Norwegian oil services firm Aker Solutions posted second-quarter earnings and order backlog figures trailing expectations on Thursday, and said that sentiment in some key markets may not turn positive until after 2015. With oil firms cutting back capital spending plans and delaying or cancelling projects, bidding by contractors will become more “aggressive,” putting downward pressure on prices, said the firm.
Aker Solutions, which is spinning off some of its less profitable assets into a separate company, said exploration and production spending by global oil firms would flatten this year and next, and it would prioritise profitability over its revenue growth aspirations. In the North Sea market, hurt most by the drop in capital spending, the firm expects sentiment to turn more positive after 2015 but the global subsea and ultra-deepwater markets remained strong, it added.

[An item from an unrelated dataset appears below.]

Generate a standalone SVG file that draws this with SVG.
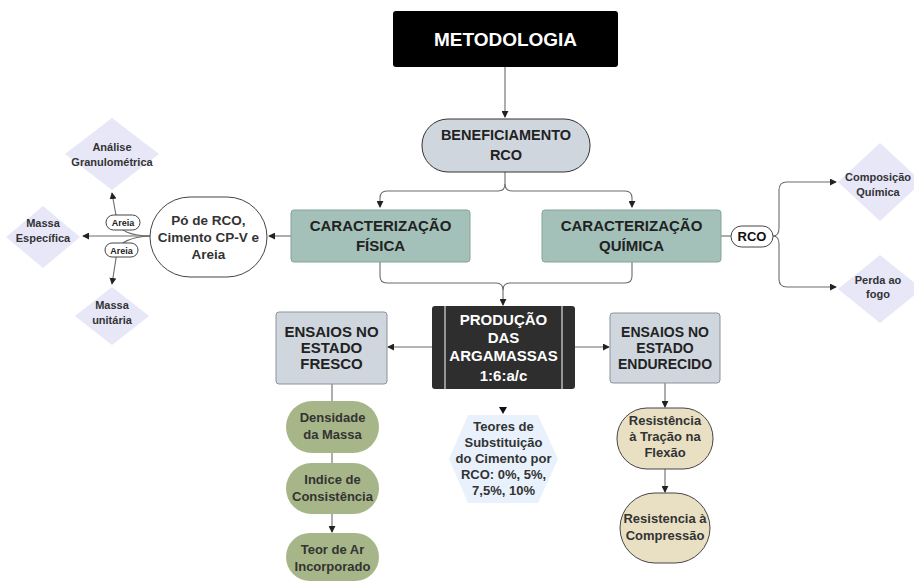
<svg xmlns="http://www.w3.org/2000/svg" width="914" height="583" viewBox="0 0 914 583">
<defs>
<marker id="ah" viewBox="0 0 8 8" refX="7" refY="4" markerWidth="7" markerHeight="7" orient="auto" markerUnits="userSpaceOnUse">
<path d="M0,0 L8,4 L0,8 Z" fill="#222"/>
</marker>
</defs>
<style>
text{font-family:"Liberation Sans",Arial,sans-serif;font-weight:bold;text-anchor:middle}
.c{fill:none;stroke:#6b6b6b;stroke-width:1.1}
.t15{font-size:15px;fill:#222}
.t13{font-size:13px;fill:#333}
.t11{font-size:11px;fill:#333}
.gray{fill:#cfd6de;stroke:#8c939b;stroke-width:1}
.teal{fill:#a3c1b8;stroke:#86a39b;stroke-width:1}
.olive{fill:#a6b688;stroke:none}
.beige{fill:#e9e0c4;stroke:#444;stroke-width:1}
.dia{fill:#e7e7f8}
.pill{fill:#fff;stroke:#444;stroke-width:1}
</style>

<g id="connectors">
<path class="c" d="M505,67 L505,117" marker-end="url(#ah)"/>
<path class="c" d="M505,172 L505,184 Q505,191 498,191 L387,191 Q380,191 380,198 L380,207" marker-end="url(#ah)"/>
<path class="c" d="M505,184 Q505,191 512,191 L625,191 Q632,191 632,198 L632,207" marker-end="url(#ah)"/>
<path class="c" d="M380,262 L380,276 Q380,283 387,283 L496,283 Q503,283 503,290 L503,305" marker-end="url(#ah)"/>
<path class="c" d="M632,262 L632,276 Q632,283 625,283 L510,283 Q503,283 503,290"/>
<path class="c" d="M432,347 L388,347" marker-end="url(#ah)"/>
<path class="c" d="M575,347 L609,347" marker-end="url(#ah)"/>
<path d="M499,407 L507,407 L503,414 Z" fill="#111"/>
<path class="c" d="M332,384 L332,401"/>
<path class="c" d="M332,453 L332,463"/>
<path class="c" d="M332,514 L332,532" marker-end="url(#ah)"/>
<path class="c" d="M665,383 L665,407" marker-end="url(#ah)"/>
<path class="c" d="M665,469 L665,492" marker-end="url(#ah)"/>
<path class="c" d="M291,236 L269,236" marker-end="url(#ah)"/>
<path class="c" d="M150,236 L83,236" marker-end="url(#ah)"/>
<path class="c" d="M150,236 C132,236 118,231 117,221 L112,193" marker-end="url(#ah)"/>
<path class="c" d="M150,236 C132,237 118,242 117,252 L112,284" marker-end="url(#ah)"/>
<path class="c" d="M721,236 L731,236"/>
<path class="c" d="M773,236 Q779,236 779,228 L779,190 Q779,182 787,182 L836,182" marker-end="url(#ah)"/>
<path class="c" d="M773,236 Q779,236 779,244 L779,279 Q779,287 787,287 L836,287" marker-end="url(#ah)"/>
</g>

<g id="metodologia">
<rect x="393" y="11" width="225" height="56" rx="3" fill="#000"/>
<text x="505.5" y="46" style="font-size:19px;fill:#fff">METODOLOGIA</text>
</g>

<g id="beneficiamento">
<rect x="422" y="119" width="168" height="53" rx="26" class="gray" style="stroke:#333"/>
<text x="506" y="140" style="font-size:14.5px;fill:#222">BENEFICIAMENTO</text>
<text x="506" y="160" style="font-size:14.5px;fill:#222">RCO</text>
</g>

<g id="carac-fisica">
<rect x="291" y="210" width="179" height="52" rx="3" class="teal"/>
<text x="380.5" y="231" class="t15">CARACTERIZAÇÃO</text>
<text x="380.5" y="251" class="t15">FÍSICA</text>
</g>

<g id="carac-quimica">
<rect x="542" y="210" width="179" height="52" rx="3" class="teal"/>
<text x="631.5" y="231" class="t15">CARACTERIZAÇÃO</text>
<text x="631.5" y="251" class="t15">QUÍMICA</text>
</g>

<g id="po-rco">
<rect x="150" y="197" width="117" height="80" rx="40" fill="#fff" stroke="#444" stroke-width="1"/>
<text x="208.5" y="225" style="font-size:13.5px;fill:#333">Pó de RCO,</text>
<text x="208.5" y="242" style="font-size:13.5px;fill:#333">Cimento CP-V e</text>
<text x="208.5" y="259" style="font-size:13.5px;fill:#333">Areia</text>
</g>

<g id="label-areia-1">
<rect x="106" y="215" width="34" height="15" rx="7.5" class="pill"/>
<text x="123" y="226" style="font-size:9px;fill:#222">Areia</text>
</g>
<g id="label-areia-2">
<rect x="105" y="243" width="33" height="14" rx="7" class="pill"/>
<text x="121.5" y="253.5" style="font-size:9px;fill:#222">Areia</text>
</g>

<g id="analise">
<polygon points="112,118 159,154 112,190 65,154" class="dia"/>
<text x="112" y="151" class="t11">Análise</text>
<text x="112" y="166" class="t11">Granulométrica</text>
</g>

<g id="massa-especifica">
<polygon points="43,206 80,237 43,268 6,237" class="dia"/>
<text x="43" y="227" class="t11">Massa</text>
<text x="43" y="242" class="t11">Específica</text>
</g>

<g id="massa-unitaria">
<polygon points="112,287 149,316 112,345 75,316" class="dia"/>
<text x="112" y="309" class="t11">Massa</text>
<text x="112" y="324" class="t11">unitária</text>
</g>

<g id="label-rco">
<rect x="731" y="226" width="42" height="21" rx="10.5" class="pill"/>
<text x="752" y="241" style="font-size:13px;fill:#111">RCO</text>
</g>

<g id="composicao">
<polygon points="880,143 922,182 880,221 838,182" class="dia"/>
<text x="878" y="181" class="t11">Composição</text>
<text x="878" y="196" class="t11">Química</text>
</g>

<g id="perda">
<polygon points="880,255 922,289 880,323 838,289" class="dia"/>
<text x="878" y="284" class="t11">Perda ao</text>
<text x="878" y="298" class="t11">fogo</text>
</g>

<g id="producao">
<rect x="432" y="306" width="143" height="83" rx="3" fill="#2e2e2e"/>
<line x1="445" y1="306" x2="445" y2="389" stroke="#fff" stroke-width="1"/>
<line x1="562" y1="306" x2="562" y2="389" stroke="#fff" stroke-width="1"/>
<text x="503.5" y="325" style="font-size:15px;fill:#fff">PRODUÇÃO</text>
<text x="503.5" y="343" style="font-size:15px;fill:#fff">DAS</text>
<text x="503.5" y="361" style="font-size:15px;fill:#fff">ARGAMASSAS</text>
<text x="503.5" y="381" style="font-size:15px;fill:#fff">1:6:a/c</text>
</g>

<g id="fresco">
<rect x="276" y="312" width="111" height="72" rx="3" class="gray"/>
<text x="331.5" y="337" style="font-size:15px;fill:#222">ENSAIOS NO</text>
<text x="331.5" y="353" style="font-size:15px;fill:#222">ESTADO</text>
<text x="331.5" y="369" style="font-size:15px;fill:#222">FRESCO</text>
</g>

<g id="endurecido">
<rect x="610" y="313" width="110" height="70" rx="3" class="gray"/>
<text x="665" y="337" style="font-size:14px;fill:#222">ENSAIOS NO</text>
<text x="665" y="353" style="font-size:14px;fill:#222">ESTADO</text>
<text x="665" y="369" style="font-size:14px;fill:#222">ENDURECIDO</text>
</g>

<g id="teores">
<polygon points="468,415 538,415 558,459 538,503 468,503 449,459" fill="#e9f2fc"/>
<text x="503.5" y="431" class="t13">Teores de</text>
<text x="503.5" y="447" class="t13">Substituição</text>
<text x="503.5" y="463" class="t13">do Cimento por</text>
<text x="503.5" y="479" class="t13">RCO: 0%, 5%,</text>
<text x="503.5" y="495" class="t13">7,5%, 10%</text>
</g>

<g id="densidade">
<rect x="286" y="401" width="93" height="52" rx="26" class="olive"/>
<text x="332.5" y="422" class="t13">Densidade</text>
<text x="332.5" y="439" class="t13">da Massa</text>
</g>

<g id="indice">
<rect x="286" y="463" width="93" height="51" rx="25.5" class="olive"/>
<text x="332.5" y="484" class="t13">Indice de</text>
<text x="332.5" y="501" class="t13">Consistência</text>
</g>

<g id="teor-ar">
<rect x="286" y="533" width="93" height="48" rx="24" class="olive"/>
<text x="332.5" y="554" class="t13">Teor de Ar</text>
<text x="332.5" y="571" class="t13">Incorporado</text>
</g>

<g id="tracao">
<rect x="617" y="408" width="96" height="61" rx="30" class="beige"/>
<text x="665" y="425" class="t13">Resistência</text>
<text x="665" y="441" class="t13">à Tração na</text>
<text x="665" y="457" class="t13">Flexão</text>
</g>

<g id="compressao">
<rect x="620" y="493" width="90" height="70" rx="35" class="beige"/>
<text x="665" y="523" class="t13">Resistencia à</text>
<text x="665" y="540" class="t13">Compressão</text>
</g>
</svg>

The firm’s earnings before interest, taxes, depreciation and amortisation (EBITDA) fell to 429 million crowns ($69.21 million) in the second quarter, from 786 million in the year-ago period, against expectations for 1.05 billion in a Reuters poll of analysts. However, part of the miss was due to an impairment the company announced earlier this month, related to the loss of a major contract. Still, its order backlog also trailed expectations, rising to just 67.7 billion crowns from 56.8 billion a year earlier, missing forecasts for 69.3 billion crowns.